According to the paper, the offshore real estate in Dubai is large: at least $146 billion in foreign wealth is invested in the Dubai property market. This is twice as much as real estate held in London by foreigners through shell companies. Second, geographical proximity and historic ties are key determinants of foreign investments in Dubai.

About 20 per cent of offshore Dubai real estate is owned by investors from India and 10% by investors from the United Kingdom; other large investing countries include Pakistan, Gulf countries, Iran, Canada, Russia, and the United States. These patterns hold when focusing on the most affluent neighbourhoods, with the main difference that Indian investments become relatively smaller and Russian investments larger.
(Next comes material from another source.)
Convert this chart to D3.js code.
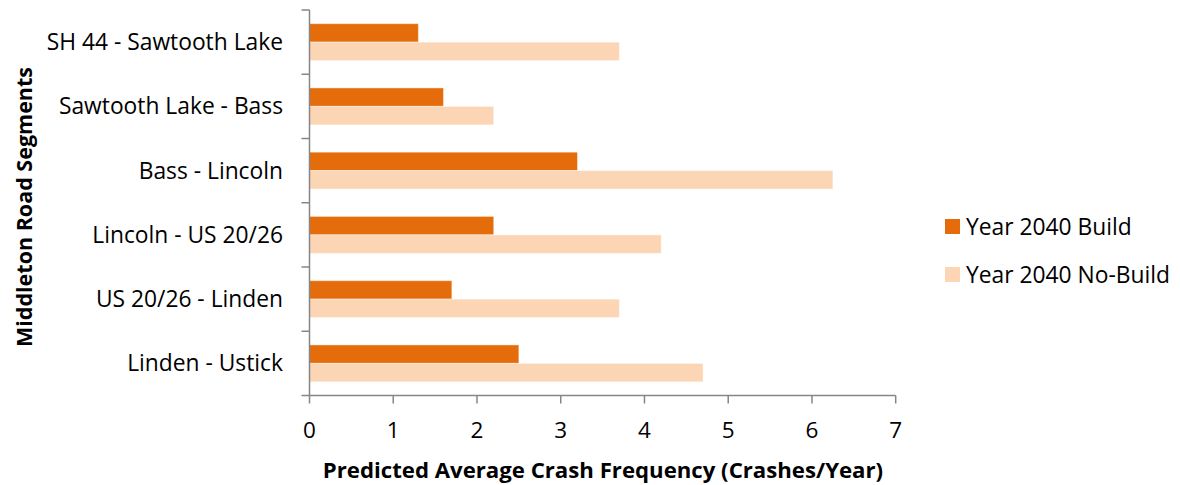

The bulk of foreign-owned properties in Dubai belong to owners from the Middle East, South Asia, Europe, and Central Asia. The largest foreign owners (both by the aggregate value of properties owned and by the number of owners) are Indian nationals: about 35,000 Indians own Dubai properties, worth almost USD 30 billion (20 percent of total offshore Dubai real estate). The United Kingdom comes next (23,000 unique owners, with properties worth USD 15 billion, 10 percent of the total).

The remaining top countries by aggregate values include countries in the wider Middle Eastern and Central Asia region (e.g., Pakistan, Saudi Arabia, Iran, Jordan, and Russia) and large economies (e.g., Canada, United States, and China). About eight percent of offshore Dubai real estate belongs to owners from the European Union, it said.

The main owners of Dubai real estate in absolute terms are large neighbouring countries (such as India, Pakistan, Saudi Arabia, Iran, Russia), and a number of large, often English-speaking economies (United Kingdom, United States, Canada; and to a lesser extent China, Germany, France), it said.

Because offshore real estate typically goes unrecorded in official international investment statistics, the net foreign asset position of low-income economies with sizable holdings in Dubai is significantly larger than officially recorded. This finding has implications for the sustainability of the external debt of these countries and for macroeconomic modelling, as the net foreign asset position is a key state variable in standard open-economy macroeconomic models.

It is suggested that the lack of cross-border exchange of information on real estate ownership is an issue for tax enforcement, depriving governments of income tax revenues (on rental income and capital gains) and wealth tax revenues (for the countries that tax wealth). Expanding the forms of international cooperation that currently exist for financial assets to real assets could help address this issue, it added.